How does one do that? How does a person discover the way? I think you have to just keep looking until you find it.  You have to accept, along the way, that maybe you never will truly find your own style, the style so obvious and wonderful that you can stay with it forever, the way Stein did, molding and adjusting and not minding (mostly) if the audience can’t hear the rhythms the way you do.

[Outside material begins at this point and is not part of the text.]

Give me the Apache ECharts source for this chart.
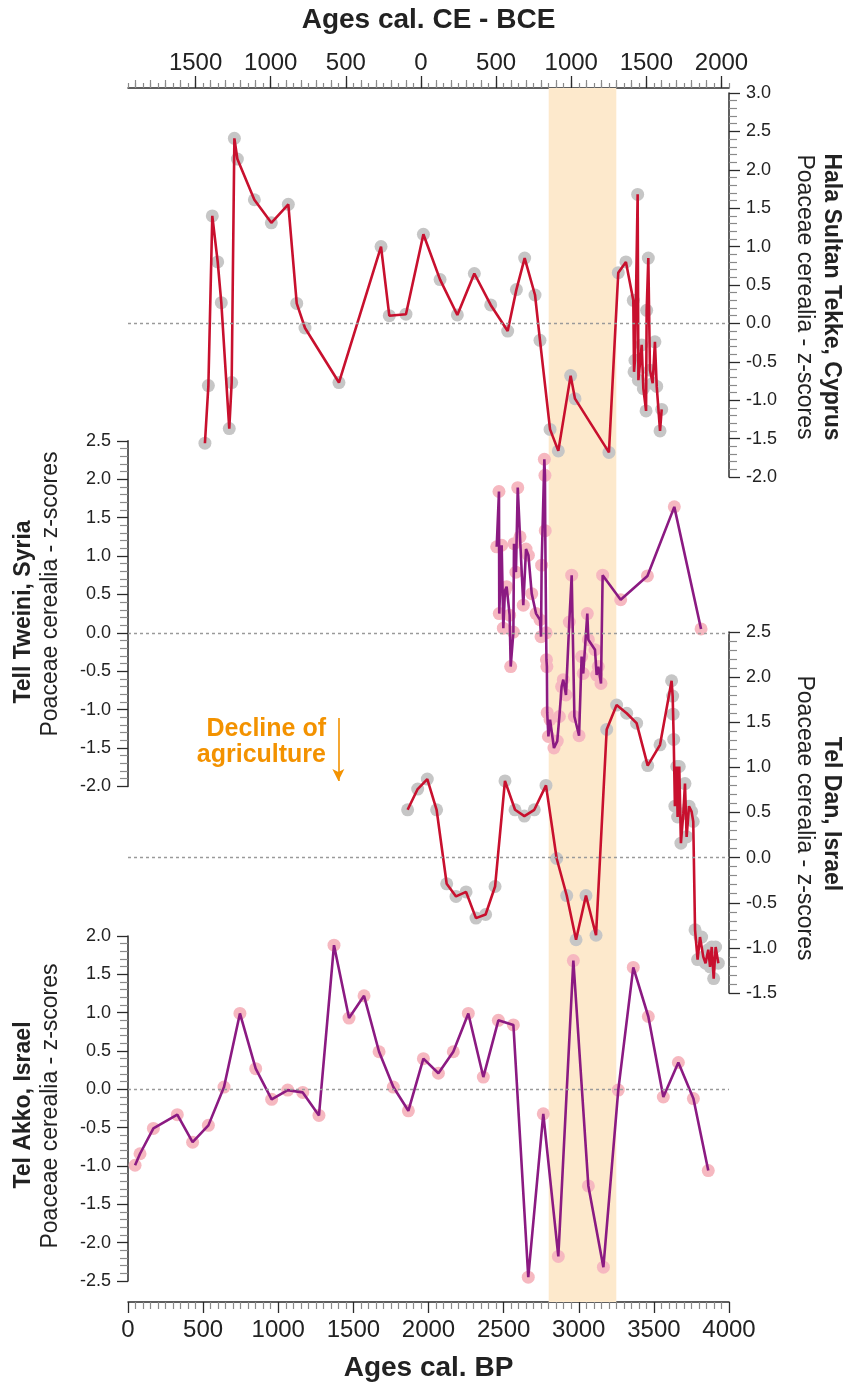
<!DOCTYPE html>
<html><head><meta charset="utf-8">
<script src="https://cdn.jsdelivr.net/npm/echarts@6/dist/echarts.min.js"></script>
<style>html,body{margin:0;padding:0;background:#fff}#c{width:855px;height:1382px}</style>
</head><body><div id="c"></div>
<script>
// ---------- data (ages in cal. BP, values in z-scores) ----------
const halaBP = [512,535,561,597,621,674,690,708,728,841,954,1067,1123,1178,1404,1684,1739,1850,1966,2077,2192,2305,2414,2527,2585,2640,2709,2742,2809,2864,2946,2975,3201,3263,3314,3363,3368,3374,3392,3397,3419,3430,3448,3452,3463,3474,3492,3507,3519,3541,3552];
const halaZ  = [-1.56,-0.81,1.40,0.80,0.27,-1.37,-0.77,2.41,2.14,1.61,1.31,1.55,0.26,-0.06,-0.77,1.00,0.10,0.12,1.16,0.57,0.11,0.65,0.24,-0.10,0.44,0.85,0.37,-0.22,-1.38,-1.66,-0.68,-0.98,-1.68,0.66,0.80,0.30,-0.63,-0.48,1.68,-0.74,-0.28,-0.85,-1.14,0.17,0.85,-0.61,-0.78,-0.24,-0.82,-1.40,-1.12];

const tweiniBP = [2454,2469,2471,2487,2498,2509,2520,2540,2547,2565,2569,2582,2594,2609,2631,2649,2665,2687,2716,2742,2749,2753,2771,2775,2777,2783,2785,2788,2790,2798,2809,2835,2857,2871,2886,2897,2915,2937,2953,2971,3002,3019,3030,3057,3064,3108,3119,3130,3148,3159,3279,3457,3636,3814];
const tweiniZ  = [1.12,1.84,0.25,1.14,0.06,0.55,0.60,0.23,-0.44,0.01,1.16,0.79,1.89,1.25,0.36,1.09,1.01,0.51,0.25,0.17,-0.05,0.88,2.26,2.05,1.33,0.00,-0.35,-0.44,-1.04,-1.35,-1.13,-1.50,-1.41,-1.09,-0.70,-0.61,-0.81,0.14,0.75,-1.09,-1.34,-0.31,-0.53,0.25,-0.09,-0.22,-0.55,-0.44,-0.66,0.75,0.43,0.74,1.64,0.05];

const danBP = [1861,1928,1992,2054,2121,2183,2250,2316,2380,2443,2509,2576,2638,2704,2782,2853,2920,2982,3048,3115,3186,3252,3319,3385,3459,3541,3618,3625,3628,3632,3640,3652,3658,3669,3680,3696,3707,3718,3734,3751,3762,3774,3791,3807,3818,3829,3844,3862,3874,3885,3898,3911,3929];
const danZ  = [0.53,0.76,0.87,0.53,-0.29,-0.43,-0.38,-0.67,-0.63,-0.32,0.85,0.53,0.46,0.53,0.80,-0.01,-0.42,-0.91,-0.42,-0.86,1.42,1.69,1.60,1.49,1.02,1.25,1.96,1.79,1.59,1.31,0.57,1.01,0.45,1.01,0.16,0.49,0.82,0.23,0.57,0.51,0.40,-0.80,-1.13,-0.88,-0.88,-1.10,-1.17,-1.02,-1.21,-0.99,-1.34,-0.99,-1.17];

const akkoBP = [47,80,169,328,430,535,639,745,850,956,1063,1163,1271,1371,1471,1571,1671,1766,1866,1966,2066,2165,2265,2365,2465,2565,2664,2764,2864,2964,3064,3164,3263,3363,3463,3563,3663,3763,3862];
const akkoZ  = [-0.99,-0.84,-0.51,-0.33,-0.69,-0.47,0.03,0.99,0.27,-0.13,-0.01,-0.04,-0.34,1.88,0.93,1.22,0.49,0.03,-0.28,0.40,0.21,0.49,0.99,0.16,0.90,0.84,-2.45,-0.32,-2.18,1.68,-1.26,-2.32,-0.01,1.59,0.95,-0.10,0.35,-0.12,-1.06];

const bandBP = [2800, 3250];
const ceTickLabels = [1500,1000,500,0,-500,-1000,-1500,-2000];
const ce100Ticks = [];
for (let v = 1900; v >= -2000; v -= 100) ce100Ticks.push(v);
const declineArrow = [[1400,-1.11],[1400,-1.93]];

// ---------- styles ----------
const FONT = '"Liberation Sans", Arial, sans-serif';
const RED = '#c8102e', PURPLE = '#8b1a82', GREY = '#c6c6c6', PINK = '#f6b8c0';
const AX = '#2b2b2b', MINOR = '#8a8a8a', TXT = '#222';
const L = 128, R = 126;

function zip(a, b) { return a.map((v, i) => [v, b[i]]); }

function yAx(gi, pos, min, max) {
  return {
    gridIndex: gi, type: 'value', position: pos, min: min, max: max, interval: 0.5,
    axisLine: { show: true, onZero: false, lineStyle: { color: AX, width: 1.5 } },
    axisTick: { show: true, length: 11, lineStyle: { color: AX, width: 1.3 } },
    minorTick: { show: true, splitNumber: 5, length: 8, lineStyle: { color: MINOR, width: 1.2 } },
    splitLine: { show: false },
    axisLabel: { fontSize: 18, color: TXT, margin: 17, fontFamily: FONT, formatter: v => v.toFixed(1) }
  };
}
function hiddenX(gi) {
  return { gridIndex: gi, type: 'value', min: 0, max: 4000, show: false };
}
function zeroLine() {
  return {
    silent: true, symbol: 'none', label: { show: false },
    lineStyle: { color: '#9a9a9a', width: 1.3, type: [3, 3] },
    data: [{ yAxis: 0 }]
  };
}
// x axis index of the hidden axis for panel grid gi (gi = 1..4) is gi + 2
function site(gi, bp, z, lineColor, markerColor, extra) {
  const data = zip(bp, z);
  return [
    { type: 'scatter', xAxisIndex: gi + 2, yAxisIndex: gi, data: data, symbolSize: 13,
      itemStyle: { color: markerColor, opacity: 1 }, z: 2, silent: true, markLine: zeroLine() },
    Object.assign({ type: 'line', xAxisIndex: gi + 2, yAxisIndex: gi, data: data, showSymbol: false,
      lineStyle: { color: lineColor, width: 2.6 }, z: 3, silent: true }, extra || {})
  ];
}
function grid(top, height) {
  return { left: L, right: R, top: top, height: height, outerBoundsMode: 'none', containLabel: false };
}

const chart = echarts.init(document.getElementById('c'), null, { renderer: 'canvas' });
const option = {
  animation: false,
  backgroundColor: '#fff',
  textStyle: { fontFamily: FONT },
  grid: [grid(88, 1214), grid(93, 384), grid(440.8, 345.6), grid(632, 361), grid(936, 345)],
  xAxis: [
    { gridIndex: 0, type: 'value', position: 'bottom', min: 0, max: 4000, interval: 500,
      axisLine: { show: true, onZero: false, lineStyle: { color: AX, width: 1.5 } },
      axisTick: { show: true, length: 11, lineStyle: { color: AX, width: 1.3 } },
      minorTick: { show: true, splitNumber: 10, length: 7, lineStyle: { color: MINOR, width: 1.2 } },
      splitLine: { show: false },
      axisLabel: { fontSize: 24, color: TXT, margin: 16, fontFamily: FONT, formatter: v => String(v) },
      name: 'Ages cal. BP', nameLocation: 'middle', nameGap: 52,
      nameTextStyle: { fontSize: 28, fontWeight: 'bold', color: TXT, fontFamily: FONT } },
    { gridIndex: 0, type: 'value', position: 'top', min: -2050, max: 1950, inverse: true, interval: 50,
      axisLine: { show: true, onZero: false, lineStyle: { color: AX, width: 1.5 } },
      axisTick: { show: true, length: 5, lineStyle: { color: MINOR, width: 1.2 } },
      axisLabel: { show: false }, splitLine: { show: false } },
    { gridIndex: 0, type: 'value', position: 'top', min: -2050, max: 1950, inverse: true,
      axisLine: { show: false, onZero: false },
      axisTick: { show: true, length: 8, customValues: ce100Ticks, lineStyle: { color: MINOR, width: 1.2 } },
      axisLabel: { show: false }, splitLine: { show: false } },
    hiddenX(1), hiddenX(2), hiddenX(3), hiddenX(4),
    { gridIndex: 0, type: 'value', position: 'top', min: -2050, max: 1950, inverse: true,
      axisLine: { show: false, onZero: false },
      axisTick: { show: true, length: 12, customValues: ceTickLabels, lineStyle: { color: AX, width: 1.3 } },
      axisLabel: { show: true, customValues: ceTickLabels, fontSize: 24, color: TXT, margin: 13, fontFamily: FONT,
        formatter: v => String(Math.abs(v)) },
      splitLine: { show: false },
      name: 'Ages cal. CE - BCE', nameLocation: 'middle', nameGap: 54,
      nameTextStyle: { fontSize: 28, fontWeight: 'bold', color: TXT, fontFamily: FONT } }
  ],
  yAxis: [
    { gridIndex: 0, type: 'value', min: 0, max: 1, show: false },
    yAx(1, 'right', -2, 3),
    yAx(2, 'left', -2, 2.5),
    yAx(3, 'right', -1.5, 2.5),
    yAx(4, 'left', -2.5, 2)
  ],
  series: [
    { type: 'line', xAxisIndex: 0, yAxisIndex: 0, data: [], z: 0, silent: true,
      markArea: { silent: true, itemStyle: { color: '#fde9cc' },
        data: [[{ xAxis: bandBP[0] }, { xAxis: bandBP[1] }]] } },
    ...site(1, halaBP, halaZ, RED, GREY),
    ...site(2, tweiniBP, tweiniZ, PURPLE, PINK, {
      markLine: { silent: true, symbol: ['none', 'arrow'], symbolSize: [9, 12], label: { show: false },
        lineStyle: { color: '#f39200', width: 1.6, type: 'solid' },
        data: [[{ coord: declineArrow[0] }, { coord: declineArrow[1] }]] } }),
    ...site(3, danBP, danZ, RED, GREY),
    ...site(4, akkoBP, akkoZ, PURPLE, PINK)
  ],
  graphic: [
    { type: 'text', x: 831, y: 297, rotation: -Math.PI / 2,
      style: { text: 'Hala Sultan Tekke, Cyprus', font: 'bold 23px ' + FONT, fill: TXT, textAlign: 'center', textVerticalAlign: 'middle' } },
    { type: 'text', x: 804, y: 297, rotation: -Math.PI / 2,
      style: { text: 'Poaceae cerealia - z-scores', font: '23px ' + FONT, fill: TXT, textAlign: 'center', textVerticalAlign: 'middle' } },
    { type: 'text', x: 24, y: 612, rotation: Math.PI / 2,
      style: { text: 'Tell Tweini, Syria', font: 'bold 23px ' + FONT, fill: TXT, textAlign: 'center', textVerticalAlign: 'middle' } },
    { type: 'text', x: 51, y: 594, rotation: Math.PI / 2,
      style: { text: 'Poaceae cerealia - z-scores', font: '23px ' + FONT, fill: TXT, textAlign: 'center', textVerticalAlign: 'middle' } },
    { type: 'text', x: 831, y: 814, rotation: -Math.PI / 2,
      style: { text: 'Tel Dan, Israel', font: 'bold 23px ' + FONT, fill: TXT, textAlign: 'center', textVerticalAlign: 'middle' } },
    { type: 'text', x: 804, y: 818, rotation: -Math.PI / 2,
      style: { text: 'Poaceae cerealia - z-scores', font: '23px ' + FONT, fill: TXT, textAlign: 'center', textVerticalAlign: 'middle' } },
    { type: 'text', x: 24, y: 1105, rotation: Math.PI / 2,
      style: { text: 'Tel Akko, Israel', font: 'bold 23px ' + FONT, fill: TXT, textAlign: 'center', textVerticalAlign: 'middle' } },
    { type: 'text', x: 51, y: 1106, rotation: Math.PI / 2,
      style: { text: 'Poaceae cerealia - z-scores', font: '23px ' + FONT, fill: TXT, textAlign: 'center', textVerticalAlign: 'middle' } },
    { type: 'text', x: 326, y: 729,
      style: { text: 'Decline of', font: 'bold 25px ' + FONT, fill: '#f39200', textAlign: 'right', textVerticalAlign: 'middle' } },
    { type: 'text', x: 326, y: 755,
      style: { text: 'agriculture', font: 'bold 25px ' + FONT, fill: '#f39200', textAlign: 'right', textVerticalAlign: 'middle' } }
  ]
};
chart.setOption(option);
</script></body></html>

Is the discovery interior? Perhaps we just need solitude, time to ourselves, time to work hard. The painter Agnes Martin’s writings call for this kind of solitude, and they can seem so authoritative.  And, yet, her authoritative voice only arrived after multiple failures. Consider this, an early “New Mexican Mountain Landscape” by Martin:


Martin wrote that “I used to paint mountains here in New Mexico and I thought my mountains looked like ant hills.”  (And she was right!).  But she continued to try:  “I saw the plain driving out of New Mexico and I thought the plain had it ….  [Now,] when I draw horizontals/ you see this big plane and you have certain feelings like/ you’re expanding over the plane” (“The Untroubled Mind”).  Martin turned a “plain” into a “plane.” The sheer simplicity of her lines and rectangles overwhelmed the realistic landscapes and won.  She writes “Defeated you will stand at the door of your house to welcome the unknown, putting behind you all that is known” (“On the Perfection Underlying Life”).   She takes a ruler and a pencil and begins -- but only once she has seen the full painting in her mind.  Here is a painting -- with more color than usual – by Martin, called “Stars”:


I think I also read somewhere that Martin tried to destroy all her early work.  But I am glad that she didn’t get every last piece.  We need to know, the rest of us, that she didn’t always know what she was doing.  Martin is not alone in her radical change of style; look at Mark Rothko’s early piece, “Number 26, 1947”:


Now, I really like this painting, actually; it is a perfectly credible AbEx accomplishment.  I wonder what it was that drove Rothko on until he found the layered blocks of color. Here, “Number 14, 1960” (www.sfmoma.org):


I don’t have any of Rothko’s writings that explain this shift. How did he know that the earlier works were not enough?  Was Rothko wanting to distinguish himself from the other AbEx painters? Or was it that he felt something inside of him was not getting expressed?  I know that he was intense, that he felt the work he finally arrived at was not meant to be “abstract” but, instead, tragic, filled with emotion. But I would like to know the ways the work unfolded to its end.  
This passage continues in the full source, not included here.